耐え忍ぶけれど、やはりなんとなく悲しい様子である。
御衣ども=名詞
など=副助詞
いよいよ=副詞、ますます、いっそう、なおその上、とうとう
たきしめ=マ行下二段動詞「焚き染む(たきしむ)」の未然形
させ=使役の助動詞「さす」の連用形、接続は未然形。直後に尊敬語がくると「尊敬」の意味になることが多いが、今回のように「使役」の意味になることもあるので、やはり文脈判断が必要である。
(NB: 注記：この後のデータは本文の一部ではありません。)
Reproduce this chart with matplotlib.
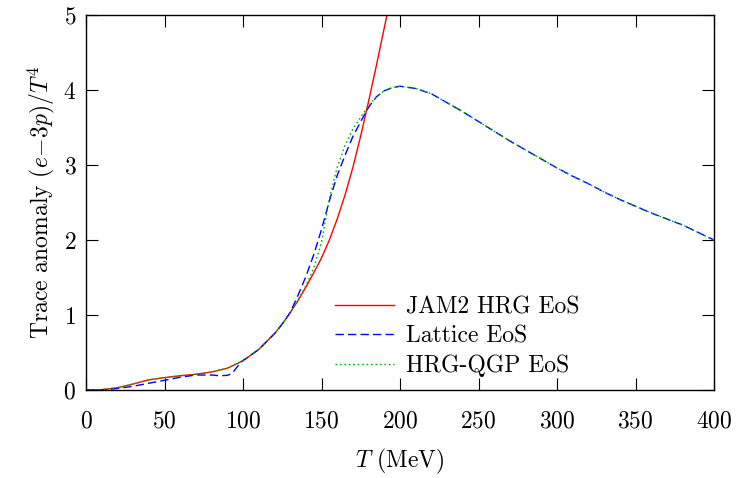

直後に尊敬語が来ないときは必ず「使役」の意味である。
給ふ=補助動詞ハ行四段「給ふ(たまふ)」の連体形、尊敬語。動作の主体である紫の上を敬っている。作者からの敬意。
ものから=逆接の接続助詞。「もの」がつく接続助詞はほぼ逆接、たまに順接・詠嘆の時がある。
御衣どもなど、いよいよたきしめさせ給ふものから、
(光源氏の)お着物などに、いっそう香をたきしめさせなさるものの、
うちながめ=マ行下二段動詞「うちながむ」の連用形。「うち」は接頭語
眺む(ながむ)=マ行下二段動詞、じっとみる、眺める。物思いに沈む。
て=接続助詞
ものし=サ変動詞「物す(ものす)」の連用形、代動詞、「~する」、ある、いる、行く、来る、生まれる、などいろいろな動詞の代わりに使う。
給ふ=補助動詞ハ行四段「給ふ(たまふ)」の連体形、尊敬語。動作の主体である紫の上を敬っている。作者からの敬意。
気色(けしき)=名詞、様子、状態。ありさま、態度、そぶり。
いみじく=シク活用の形容詞「いみじ」の連用形、(いい意味でも悪い意味でも)程度がひどい、甚だしい、とても
らうたげに=ナリ活用の形容動詞「らうたげなり」の連用形、かわいらしい様子
をかし=シク活用の形容詞「をかし」の終止形、趣深い、趣がある、風情がある。素晴らしい。かわいらしい。こっけいだ、おかしい。カ行四段動詞「招(を)く」が形容詞化したもので「招き寄せたい」という意味が元になっている。
うちながめてものし給ふ気色、いみじくらうたげにをかし。
物思いにふけっていらっしゃる様子は、とても可愛らしい様子で趣がある。